Tuesday, 17 July 2012

Beautiful Borneo: Baku National Park

Borneo at Baku National Park as the sun sets.

Accommodation: Bako National Park on the island of Borneo, is in Sarawak, a state in East Malaysia. There were three types of accommodation available, had I been on my usual carefree, a dorm (RM15.90 per bed) would have sufficed. Alas, I took the slightly more expensive 'Lodge' option for RM53. As of July 2012: Adult single-entry to the park: RM20 Child/Senior single-entry: RM7. All of this can be arranged at the tourist office in Kuching.

Places to see: Well, it's the Borneo rain forest and jungle so rather self-explanatory. Not being the most athletic of people, I chose one of the lesser labour intensive treks. There are various options thankfully, depending on your level of fitness. I took the 45 minute Bukit Gondol trail which leads you to the highest point of the park. And not ending my hiking journey just there, I also took the 2 1/2 hour Tajor trek to see some beautiful waterfalls.

Nothing beats a night trek, or just a swim in the beach under the twilight moon though. Food and drink is pretty expensive there, so bring some supplies. And for god's sake, take adequate footwear and water for the hikes!

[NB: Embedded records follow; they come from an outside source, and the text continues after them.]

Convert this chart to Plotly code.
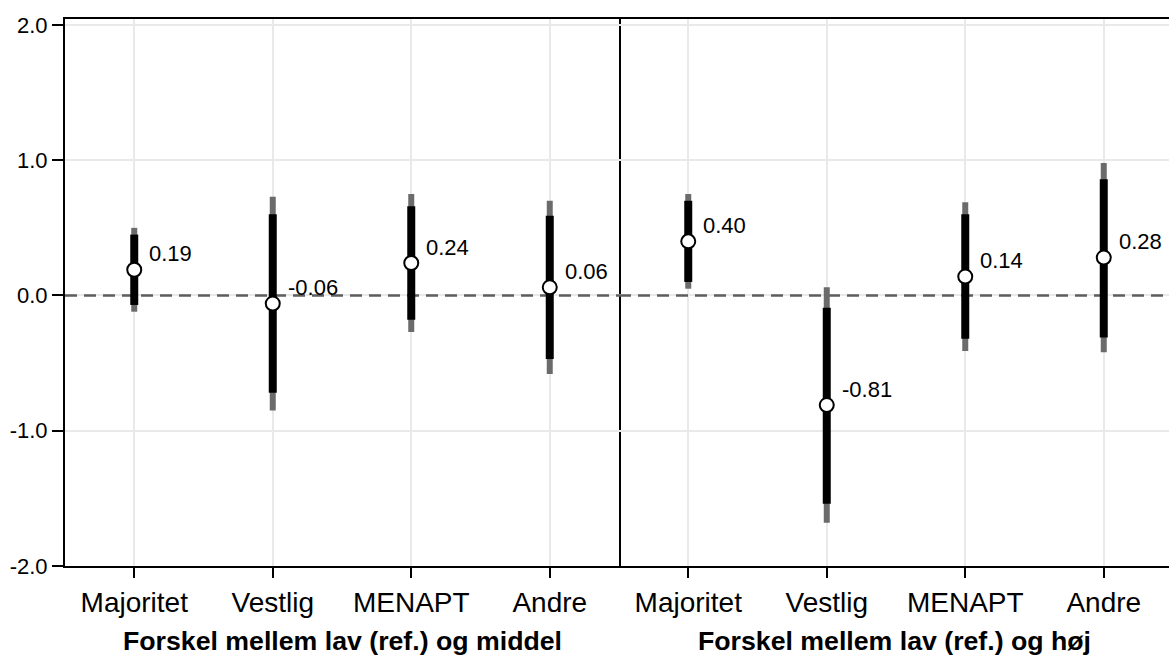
import plotly.graph_objects as go
from plotly.subplots import make_subplots

# Groups on the x axis (same in both panels)
categories = ["Majoritet", "Vestlig", "MENAPT", "Andre"]

# Panel 1: lav (ref.) vs middel
est_middel = [0.19, -0.06, 0.24, 0.06]
ci_inner_lo_middel = [-0.07, -0.72, -0.18, -0.47]
ci_inner_hi_middel = [0.45, 0.60, 0.66, 0.59]
ci_outer_lo_middel = [-0.12, -0.85, -0.27, -0.58]
ci_outer_hi_middel = [0.50, 0.73, 0.75, 0.70]

# Panel 2: lav (ref.) vs høj
est_hoj = [0.40, -0.81, 0.14, 0.28]
ci_inner_lo_hoj = [0.10, -1.54, -0.32, -0.31]
ci_inner_hi_hoj = [0.70, -0.09, 0.60, 0.86]
ci_outer_lo_hoj = [0.05, -1.68, -0.41, -0.42]
ci_outer_hi_hoj = [0.75, 0.06, 0.69, 0.98]

panel_titles = ["Forskel mellem lav (ref.) og middel", "Forskel mellem lav (ref.) og høj"]
y_ticks = [-2.0, -1.0, 0.0, 1.0, 2.0]
y_ticktext = ["-2.0", "-1.0", "0.0", "1.0", "2.0"]

FONT = "Liberation Sans, Arial, sans-serif"
W, H = 1169, 655
ML, MR, MT, MB = 65, 0, 19, 89
split = 554 / (W - ML - MR)
x_ranges = [[-0.5, 3.5], [-0.5, 3.471]]

fig = make_subplots(rows=1, cols=2, shared_yaxes=True, horizontal_spacing=0)

xpos = list(range(len(categories)))


def segments(xs, lo, hi):
    sx, sy = [], []
    for c, a, b in zip(xs, lo, hi):
        sx += [c, c, None]
        sy += [a, b, None]
    return sx, sy


panels = [
    (est_middel, ci_inner_lo_middel, ci_inner_hi_middel, ci_outer_lo_middel, ci_outer_hi_middel),
    (est_hoj, ci_inner_lo_hoj, ci_inner_hi_hoj, ci_outer_lo_hoj, ci_outer_hi_hoj),
]

for col, (est, ilo, ihi, olo, ohi) in enumerate(panels, start=1):
    # dashed reference line at zero
    fig.add_trace(go.Scatter(x=x_ranges[col - 1], y=[0, 0], mode="lines",
                             line=dict(color="#5e5e5e", width=2.5, dash="12px,7px"),
                             hoverinfo="skip", showlegend=False), row=1, col=col)
    ox, oy = segments(xpos, olo, ohi)
    fig.add_trace(go.Scatter(x=ox, y=oy, mode="lines",
                             line=dict(color="#6b6b6b", width=6),
                             hoverinfo="skip", showlegend=False), row=1, col=col)
    ix, iy = segments(xpos, ilo, ihi)
    fig.add_trace(go.Scatter(x=ix, y=iy, mode="lines",
                             line=dict(color="#000000", width=8),
                             hoverinfo="skip", showlegend=False), row=1, col=col)
    fig.add_trace(go.Scatter(x=xpos, y=est, mode="markers",
                             marker=dict(size=14, color="white",
                                         line=dict(color="black", width=2)),
                             showlegend=False), row=1, col=col)
    xref = "x" if col == 1 else "x2"
    for c, v in zip(xpos, est):
        fig.add_annotation(x=c, y=v, xref=xref, yref="y", text=f"{v:.2f}",
                           showarrow=False, xanchor="left", yanchor="middle",
                           xshift=13, yshift=16,
                           font=dict(family=FONT, size=22, color="black"))

# Panel titles below the tick labels
centers = [split / 2, (split + 1) / 2]
for cx, t in zip(centers, panel_titles):
    fig.add_annotation(x=cx, y=-(641 - (H - MB)) / (H - MT - MB), xref="paper", yref="paper",
                       text=f"<b>{t}</b>", showarrow=False,
                       xanchor="center", yanchor="middle",
                       font=dict(family=FONT, size=26.7, color="black"))

xaxis_common = dict(
    type="linear", tickvals=xpos, ticktext=categories,
    showgrid=True, gridcolor="#e9e9e9", gridwidth=1.5,
    showline=True, linecolor="black", linewidth=2, mirror=True,
    ticks="outside", ticklen=10, tickwidth=1.5, tickcolor="black",
    tickfont=dict(family=FONT, size=28, color="black"), zeroline=False,
)
fig.update_xaxes(**xaxis_common)
fig.update_xaxes(domain=[0, split], range=x_ranges[0], row=1, col=1)
fig.update_xaxes(domain=[split, 1], range=x_ranges[1], row=1, col=2)

fig.update_yaxes(range=[-2.0, 2.044], tickvals=y_ticks, ticktext=y_ticktext,
                 showgrid=True, gridcolor="#e9e9e9", gridwidth=1.5, zeroline=False,
                 tickfont=dict(family=FONT, size=22, color="black"))
fig.update_yaxes(showline=True, linecolor="black", linewidth=2, mirror=True,
                 ticks="outside", ticklen=11, tickwidth=1.5, tickcolor="black",
                 row=1, col=1)
fig.update_yaxes(showline=False, ticks="", showticklabels=False, row=1, col=2)

fig.update_layout(
    width=W, height=H,
    margin=dict(l=ML, r=MR, t=MT, b=MB, autoexpand=False),
    plot_bgcolor="white", paper_bgcolor="white",
    font=dict(family=FONT, color="black"),
    showlegend=False,
)

fig.write_html("out.html")
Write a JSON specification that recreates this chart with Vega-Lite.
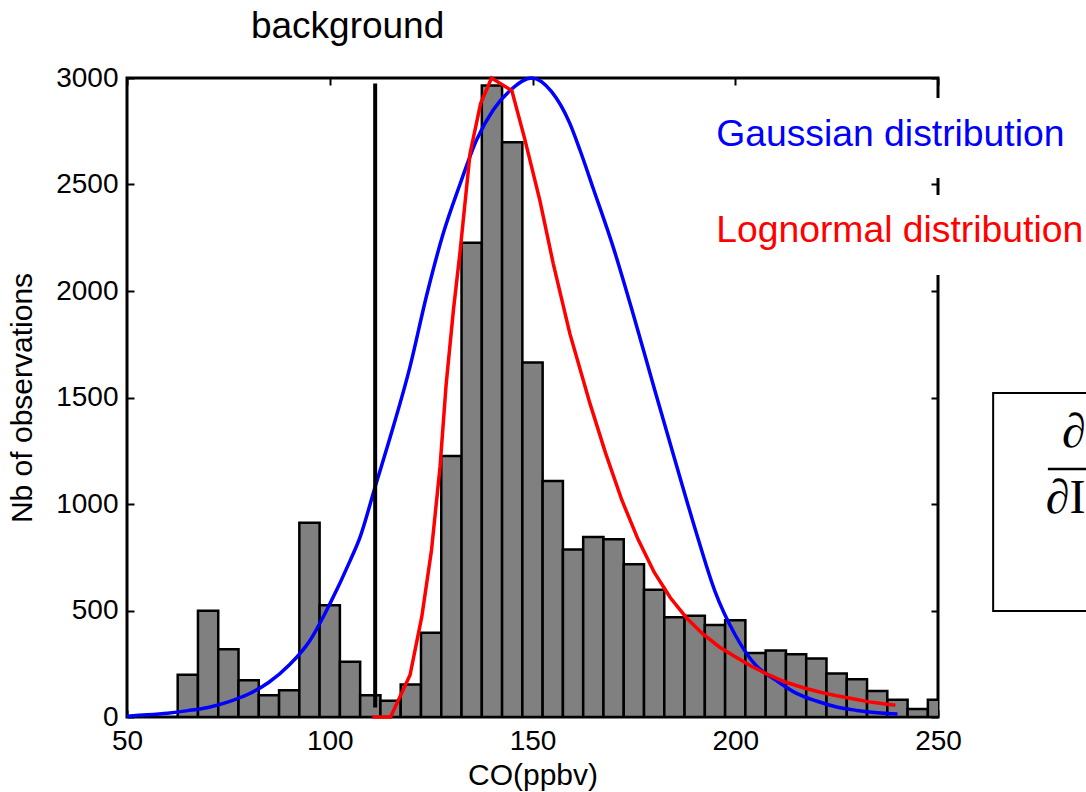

Getting to and from Bako National Park: From Kuching, take a taxi or Petra Jaya Bus No. 6 (RM1.50) to Kampung Bako (Bako Village). The journey takes approximately 45 minutes. Boats can be chartered (RM40 each way) at the National Parks Boat Ticketing Counter next to the jetty for the 30-minute boat ride to the Park HQ whilst registering your arrival at the Park Arrival Booth. The last bus back to Kuching leaves Kampung Bako at 5pm.

Transport: Apart from the boats to and from the park, unfortunately the only transport is your own two feet and well-built calve muscles.

Well, my memory is getting a little rusty these days, but it all started in a Petra bus heading towards the National Park headquarters. On the hour, every hour, and thankfully we were in time for the morning bus. After a casual 45 minutes, we arrived at the said destination, paid for our boat, twiddled our thumbs and hopped onto a motorised boat.

On arrival, we were greeted by an enormous monkey... head. And I don't mean a decapitated one, but one that seemed to be neatly carved out of the side of a cliff, resembling Mr King Kong himself. It was assurance that we were definitely in the right place - Borneo, the land of the amazing monkeys.

And it wasn't just lush, green hilltops and canopies looming above, it was golden shores, rain forest trees and a wild 'bearded boar' enticing us to the island of tropical breezes. This porky scared the living daylights out of me in the night however.

So without further delay, we checked into our beautiful rain forest lodge. And it is exactly what it is on the tin. Okay, don't expect running hot water and all those luxuries, but it was enough to get us by for 3 days. Besides the sea next door had enough water to bathe in and it wasn't yellow unlike the indoor plumbing.

As per usual, being a 'carefree' backpacker meant I had carelessly forgot to bring adequate footwear. So what should have been a relatively difficult hike, became a precarious one.

Past the handy man-made bridges came a network of tree roots and vines, webbed all across the side of a hill. Climbing in flip flops results in a lot of blisters, blood spots and bruised egos. So the prospect of five hours of this was a seriously worrying thought. After the first hurdle came straight but muddy plains and eventually more vines, so many a pause was taken during this trip.

At the end of long tunnel came a beautiful waterfall, which was perfect after drinking and sweating profusely, so drowning my puffy, red self in the blue waters was heaven. It was the walk back in the sunset that captured Borneo in all its glory. The sun beamed over the island, as if it was proud of its creation.

After a quick wash, nap and snack, a walk on the beach seemed like the apt thing to do. Miniature crabs moved sideways along the sand, leaving behind tiny holes. Some time passed, and everything on the horizon disappeared, leaving only a moonlight shimmer across the water. I was ready for a midnight splash, but definitely no more hikes. Especially since that creepy pig made another appearance that night, with his low grunts and beady eyes.

The next morning, I climbed to the highest point of the park. The vista was pretty spectacular, and thankfully there was a light spray making the walk a little more easier to manage.
And we couldn't leave the island without visiting its famous and endangered Proboscis monkeys. Its elongated nose is a sight worth waiting for. Apparently there's only around 150 left, hence I definitely wanted to see Borneo's indigenous species. Lucky for us, we spotted a whole family!
On the other hand, the cheeky macaques were all over the place, stealing food and the limelight. And then it was over, and I wanted to immediately return. Natural wonders such as Borneo are memories that are firmly ingrained into my psyche.